Alaska would experience significant harm from Republican efforts to repeal the Affordable Care Act (ACA), as we’ve explained. But the risk to its Medicaid expansion, which has provided health coverage for more than 30,000 Alaskans and especially benefited Alaska Natives, would be especially serious — and would begin as early as 2020.
Among other harmful provisions, both the Senate and House health bills would effectively end the ACA’s Medicaid expansion. Specifically, the Senate bill would phase down federal funding for the expansion from 2021 to 2023, increasing Alaska’s cost to maintain its expansion five-fold by 2024. Alaska, which has faced persistent budget problems in recent years, would almost certainly find it fiscally unsustainable to continue its expansion, as would many or all other states.
But Alaska’s expansion, in particular, would be at grave risk beginning in 2020 — even before the federal enhanced match would start phasing down in 2021 under the Senate bill and long before it would fully phase out in 2024. That’s because, under the Senate bill, Alaska’s Medicaid expansion could be subject to a legal challenge that’s likely to succeed.
Alaska Governor Bill Walker expanded Medicaid by executive order, relying on a state law that requires Alaska to cover all groups that states must cover under federal Medicaid law, usually referred to as mandatory coverage groups. Despite the U.S. Supreme Court decision allowing states to decide whether to expand Medicaid, the Medicaid statute continues to list expansion adults as a mandatory group, so Governor Walker followed Alaska law and took up the expansion. A court challenge to Governor Walker’s executive order was rejected on the grounds that Alaska law requires the state to cover all mandatory coverage groups.

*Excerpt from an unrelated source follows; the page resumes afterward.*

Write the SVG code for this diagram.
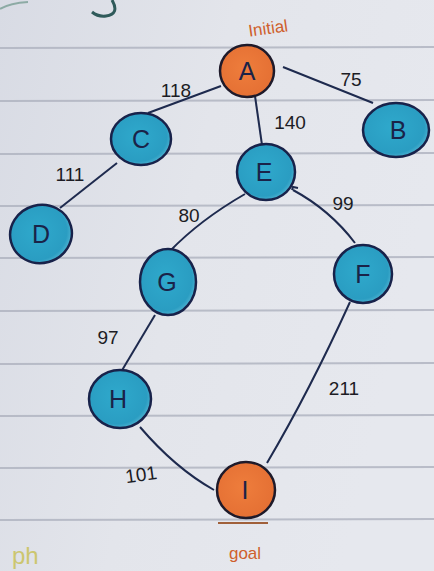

Both the House and Senate bills would change the Medicaid statute, however, by repealing the mandatory coverage group for expansion adults and substituting a new optional coverage group beginning in 2020. That would put Alaska’s expansion at grave risk of being overturned if, for example, any member of the Alaska legislature were to again bring suit to challenge the Governor’s authority to expand. Under Alaska law, the legislature must authorize the addition of an optional Medicaid coverage group, which would be unlikely, especially in the face of declining federal funding for the expansion. Thus, while the Senate bill threatens coverage for all 11 million people who have gained Medicaid coverage under expansion, it poses an especially immediate and grave risk to Alaskans.